We are mortal, though our society fights it. Roussel seems to accept this reality by introducing artificial materials such as silicon and cement in her more recent works to strengthen them. She also pushes the limits of paper by incising it until it nearly tears, yet it perdures, hanging there, resistant.

As she explains in her artist statement “I seek to capture temporalities that inhabit and mark our corporeality: aging, hardening, sagging, scarring, mutation. This research consists in producing shapes and materials of a delicate nature to express our vulnerability.” The aging can be observed on the Training Session and Peau sculptures in particular in the way the material dehydrates over time and cracks, just as skin does on a human body, creating wrinkles. It is interesting to relate the aging process to the overall body of her work as she progressively departs from a clear figurative visual and ventures towards a more abstract interpretation of life.
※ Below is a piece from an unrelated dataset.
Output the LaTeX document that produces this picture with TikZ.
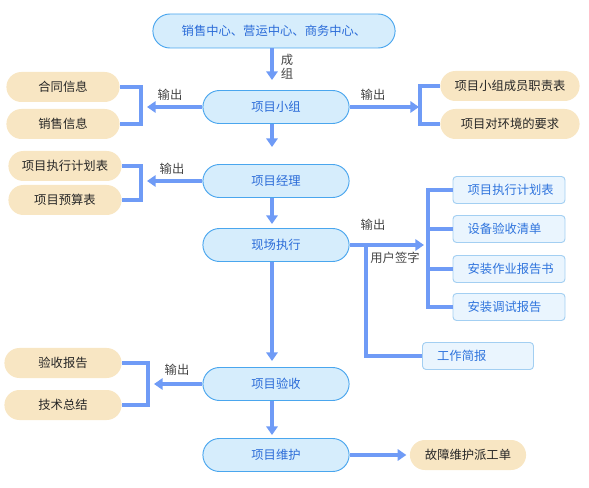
\documentclass[tikz,border=0pt]{standalone}
\usepackage{fontspec}
\usepackage{tikz}
\usetikzlibrary{positioning,arrows.meta,shapes.misc}
\newfontfamily\cjk{Noto Sans CJK SC}
\definecolor{flowfill}{HTML}{D6EDFC}
\definecolor{flowline}{HTML}{4AA6EE}
\definecolor{flowtext}{HTML}{2A6BD8}
\definecolor{outfill}{HTML}{F8E6C3}
\definecolor{outtext}{HTML}{262626}
\definecolor{docfill}{HTML}{EAF5FE}
\definecolor{docline}{HTML}{A3CFF2}
\definecolor{doctext}{HTML}{2F74DD}
\definecolor{linkblue}{HTML}{6F9BF6}
\definecolor{lbltext}{HTML}{444444}

\begin{document}
\begin{tikzpicture}[
    x=0.03cm, y=-0.03cm,
    font=\cjk\fontsize{10.5}{12}\selectfont,
    stage/.style={rounded rectangle, draw=flowline, fill=flowfill, text=flowtext, thick, minimum width=4.62cm, minimum height=0.99cm},
    output/.style={rounded rectangle, fill=outfill, text=outtext, minimum width=3.63cm, minimum height=0.9cm},
    docbox/.style={draw=docline, fill=docfill, text=doctext, thick, rounded corners=3pt, minimum height=0.81cm, inner xsep=0.44cm},
    lbl/.style={text=lbltext},
    arrow/.style={-{Triangle[length=2.6mm, width=3.4mm]}, line width=3pt, draw=linkblue},
    link/.style={line width=3pt, draw=linkblue}
]
\useasboundingbox (0,0) rectangle (589,488);

% main flow
\node[stage, minimum width=7.5cm, minimum height=1.02cm] (centers) at (274,31) {销售中心、营运中心、商务中心、};
\node[stage] (team) at (276,107) {项目小组};
\node[stage] (manager) at (276,181) {项目经理};
\node[stage] (onsite) at (276,245) {现场执行};
\node[stage] (accept) at (276,384) {项目验收};
\node[stage] (maint) at (276,455) {项目维护};
\coordinate (spine) at (272,0);

\draw[arrow, shorten >=0.3cm] (centers.south -| spine) -- (team.north -| spine);
\draw[arrow, shorten >=0.51cm] (team.south -| spine) -- (manager.north -| spine);
\draw[arrow, shorten >=0.12cm] (manager.south -| spine) -- (onsite.north -| spine);
\draw[arrow, shorten >=0.18cm] (onsite.south -| spine) -- (accept.north -| spine);
\draw[arrow, shorten >=0.09cm] (accept.south -| spine) -- (maint.north -| spine);
\node[lbl, align=center, inner sep=0pt] (grouped) at (287,67) {成\\组};

% left outputs
\node[output] (contract) at (63,87) {合同信息};
\node[output] (sales) at (63,124) {销售信息};
\node[output] (planL) at (65,166) {项目执行计划表};
\node[output] (budget) at (65,200) {项目预算表};
\node[output, minimum width=3.75cm] (report) at (63,363) {验收报告};
\node[output, minimum width=3.75cm] (summary) at (63,405) {技术总结};

\draw[link] (contract.east) -- ++(21,0) |- (sales.east);
\draw[link] (planL.east) -- ++(19,0) |- (budget.east);
\draw[link] (report.east) -- ++(26,0) |- (summary.east);
\coordinate (teamL) at (147,107);
\coordinate (managerL) at (147,181);
\coordinate (acceptL) at (154,384);
\draw[arrow] (team.west) -- (teamL);
\draw[arrow] (manager.west) -- (managerL);
\draw[arrow] (accept.west) -- (acceptL);
\node[lbl] (outA) at (170,95) {输出};
\node[lbl] (outB) at (172,169) {输出};
\node[lbl] (outC) at (177,370) {输出};

% right outputs
\node[output, minimum width=4.41cm] (duty) at (510,86) {项目小组成员职责表};
\node[output, minimum width=4.41cm] (env) at (510,124) {项目对环境的要求};
\draw[link] (duty.west) -- ++(-20,0) |- (env.west);
\coordinate (teamR) at (419,107);
\draw[arrow] (team.east) -- (teamR);
\node[lbl] (outD) at (373,95) {输出};

\node[docbox] (planR) at (509,190) {\makebox[2.48cm][l]{项目执行计划表}};
\node[docbox] (equip) at (509,229) {\makebox[2.48cm][l]{设备验收清单}};
\node[docbox] (install) at (509,269) {\makebox[2.48cm][l]{安装作业报告书}};
\node[docbox] (debug) at (509,307) {\makebox[2.48cm][l]{安装调试报告}};
\node[docbox] (brief) at (478,356) {\makebox[2.45cm][l]{工作简报}};
\coordinate (trunk) at (428,0);
\coordinate (onsiteR) at (424,245);
\coordinate (sign) at (366,245);
\draw[arrow] (onsite.east) -- (onsiteR);
\draw[link] (planR.west) -| (trunk |- debug.west) -- (debug.west);
\draw[link] (equip.west) -- (trunk |- equip.west);
\draw[link] (install.west) -- (trunk |- install.west);
\draw[link] (sign) |- (brief.west);
\node[lbl] (outE) at (373,225) {输出};
\node[lbl] (signed) at (395,258) {用户签字};

\node[output, minimum width=3.72cm] (ticket) at (468,455) {故障维护派工单};
\draw[arrow, shorten >=0.1cm] (maint.east) -- (ticket.west);
\end{tikzpicture}
\end{document}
Roussel introduces layering in more and more of her works to show the passage of time. The overlapping of materials evoke pretrifications that take place in caves over years as the dripping sediment deposits evolve into growing shapes. In the same way, the calcification in our bodies can lead to arthritic malformations, disfiguring its victim. The thick coating of materials becomes a protective shell, fossilizing the initial shape and creating a mystery over what that work once was. Roussel feels a strong correlation between her process and the Italian classical sculptures placed in artificial caves in the 16th century to be gradually covered by rock formations as described in Philippe Morel’s Les Grottes maniéristes en Italie au XVIème siècle. Théâtre et alchimie de la nature.

Agilely walking the thin line between life and death, the artificial and the natural, Roussel has found the balance of life. Filled with memories, her works have built a carapace through experience to overcome the hard reality of the world.